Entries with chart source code
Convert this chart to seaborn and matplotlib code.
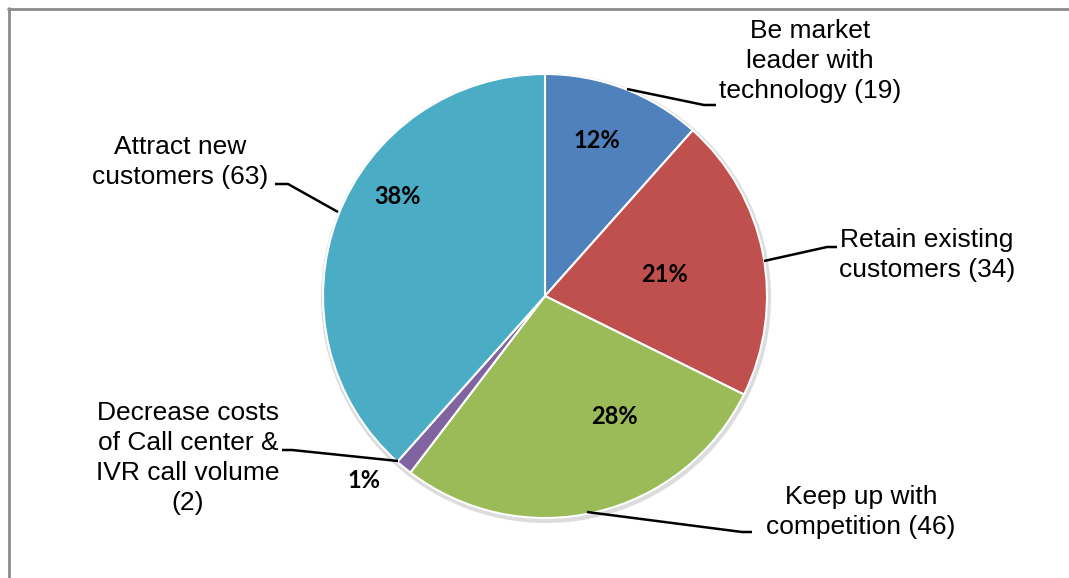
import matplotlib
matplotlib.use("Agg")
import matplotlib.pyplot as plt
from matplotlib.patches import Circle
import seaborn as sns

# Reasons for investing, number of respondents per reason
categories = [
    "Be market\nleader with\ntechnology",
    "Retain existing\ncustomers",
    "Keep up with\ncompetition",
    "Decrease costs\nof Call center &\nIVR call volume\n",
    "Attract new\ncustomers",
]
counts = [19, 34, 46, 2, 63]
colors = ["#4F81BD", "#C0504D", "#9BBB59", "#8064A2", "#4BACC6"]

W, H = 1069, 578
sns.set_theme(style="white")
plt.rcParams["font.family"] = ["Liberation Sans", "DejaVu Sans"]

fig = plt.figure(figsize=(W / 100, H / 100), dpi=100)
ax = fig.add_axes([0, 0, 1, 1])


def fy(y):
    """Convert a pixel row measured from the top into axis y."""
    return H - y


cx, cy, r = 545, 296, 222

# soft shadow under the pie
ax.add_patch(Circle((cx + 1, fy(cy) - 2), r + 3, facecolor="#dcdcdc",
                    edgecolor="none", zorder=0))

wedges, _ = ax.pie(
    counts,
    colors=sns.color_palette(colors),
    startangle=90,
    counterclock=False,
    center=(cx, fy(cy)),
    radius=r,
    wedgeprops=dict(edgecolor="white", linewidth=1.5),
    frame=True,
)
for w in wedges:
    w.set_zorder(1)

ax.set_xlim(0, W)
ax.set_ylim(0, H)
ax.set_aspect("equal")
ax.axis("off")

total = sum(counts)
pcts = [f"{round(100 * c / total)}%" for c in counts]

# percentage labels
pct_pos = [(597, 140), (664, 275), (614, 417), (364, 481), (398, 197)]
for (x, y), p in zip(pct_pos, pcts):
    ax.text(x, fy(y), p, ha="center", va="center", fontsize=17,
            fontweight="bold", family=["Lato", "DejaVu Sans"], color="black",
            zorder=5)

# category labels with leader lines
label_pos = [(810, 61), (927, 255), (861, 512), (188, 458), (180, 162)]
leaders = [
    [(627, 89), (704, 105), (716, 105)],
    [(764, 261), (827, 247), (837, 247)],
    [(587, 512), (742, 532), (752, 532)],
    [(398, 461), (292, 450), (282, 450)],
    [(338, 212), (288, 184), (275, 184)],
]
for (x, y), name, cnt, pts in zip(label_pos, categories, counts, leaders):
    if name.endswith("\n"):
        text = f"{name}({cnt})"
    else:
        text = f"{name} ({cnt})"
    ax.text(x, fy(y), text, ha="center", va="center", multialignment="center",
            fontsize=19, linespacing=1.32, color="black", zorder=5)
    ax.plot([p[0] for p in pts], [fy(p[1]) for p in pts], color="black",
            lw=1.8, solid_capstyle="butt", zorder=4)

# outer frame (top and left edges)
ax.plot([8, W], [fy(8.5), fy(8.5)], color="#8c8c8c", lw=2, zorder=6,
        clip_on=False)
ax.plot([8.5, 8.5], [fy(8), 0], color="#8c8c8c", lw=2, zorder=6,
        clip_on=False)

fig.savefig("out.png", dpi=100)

--

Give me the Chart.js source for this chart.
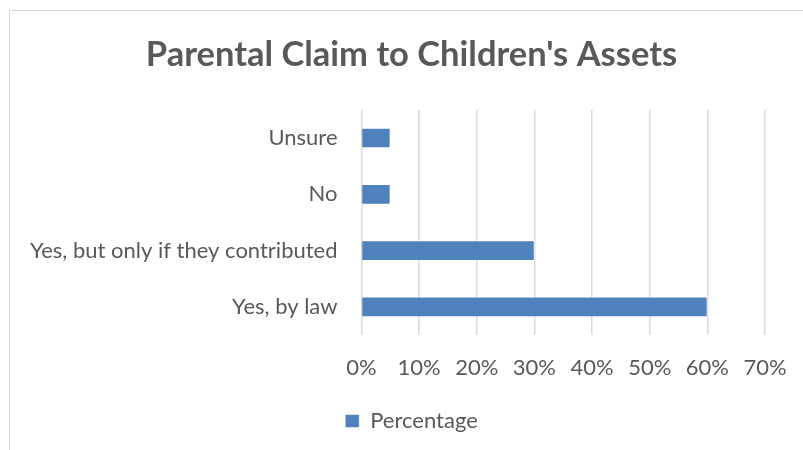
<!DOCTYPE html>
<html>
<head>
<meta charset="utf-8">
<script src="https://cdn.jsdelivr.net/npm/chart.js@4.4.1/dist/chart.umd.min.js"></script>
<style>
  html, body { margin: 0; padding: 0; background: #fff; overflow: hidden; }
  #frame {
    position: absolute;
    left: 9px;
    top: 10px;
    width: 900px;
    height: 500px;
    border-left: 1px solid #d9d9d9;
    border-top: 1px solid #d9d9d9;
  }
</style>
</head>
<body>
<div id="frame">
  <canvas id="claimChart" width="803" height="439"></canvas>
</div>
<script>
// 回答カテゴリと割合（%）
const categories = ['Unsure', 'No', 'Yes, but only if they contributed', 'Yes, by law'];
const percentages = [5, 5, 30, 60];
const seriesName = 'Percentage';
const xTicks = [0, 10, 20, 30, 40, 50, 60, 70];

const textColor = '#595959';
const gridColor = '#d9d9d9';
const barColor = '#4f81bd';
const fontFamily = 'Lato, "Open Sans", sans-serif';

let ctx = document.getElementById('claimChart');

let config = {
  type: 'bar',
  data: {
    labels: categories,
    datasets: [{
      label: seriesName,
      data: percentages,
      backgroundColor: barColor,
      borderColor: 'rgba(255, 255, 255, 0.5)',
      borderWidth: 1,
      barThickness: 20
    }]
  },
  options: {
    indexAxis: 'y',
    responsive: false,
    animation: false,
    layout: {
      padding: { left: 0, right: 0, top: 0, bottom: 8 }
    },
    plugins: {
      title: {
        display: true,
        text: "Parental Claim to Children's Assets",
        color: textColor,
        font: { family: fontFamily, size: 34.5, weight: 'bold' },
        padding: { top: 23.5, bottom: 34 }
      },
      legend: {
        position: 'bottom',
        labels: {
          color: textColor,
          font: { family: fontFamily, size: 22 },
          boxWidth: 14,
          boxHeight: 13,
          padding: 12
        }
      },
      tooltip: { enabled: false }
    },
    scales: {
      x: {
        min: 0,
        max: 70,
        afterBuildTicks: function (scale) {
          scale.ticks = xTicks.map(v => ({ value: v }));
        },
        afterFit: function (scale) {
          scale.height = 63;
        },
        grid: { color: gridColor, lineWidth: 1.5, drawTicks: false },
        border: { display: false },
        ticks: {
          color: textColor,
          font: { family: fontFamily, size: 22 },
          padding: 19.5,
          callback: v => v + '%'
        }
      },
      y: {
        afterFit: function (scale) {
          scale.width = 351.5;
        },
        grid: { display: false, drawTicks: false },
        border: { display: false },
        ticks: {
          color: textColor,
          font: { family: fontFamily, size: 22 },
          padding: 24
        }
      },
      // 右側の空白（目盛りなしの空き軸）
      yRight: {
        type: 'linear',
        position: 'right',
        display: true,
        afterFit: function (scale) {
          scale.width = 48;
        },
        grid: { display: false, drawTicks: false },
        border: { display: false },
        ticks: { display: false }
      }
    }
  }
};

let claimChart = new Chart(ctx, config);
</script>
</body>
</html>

Instruction: Of the lines in the records, determine how many contain the word "seaborn", and report that number alone.

Output of the task: 2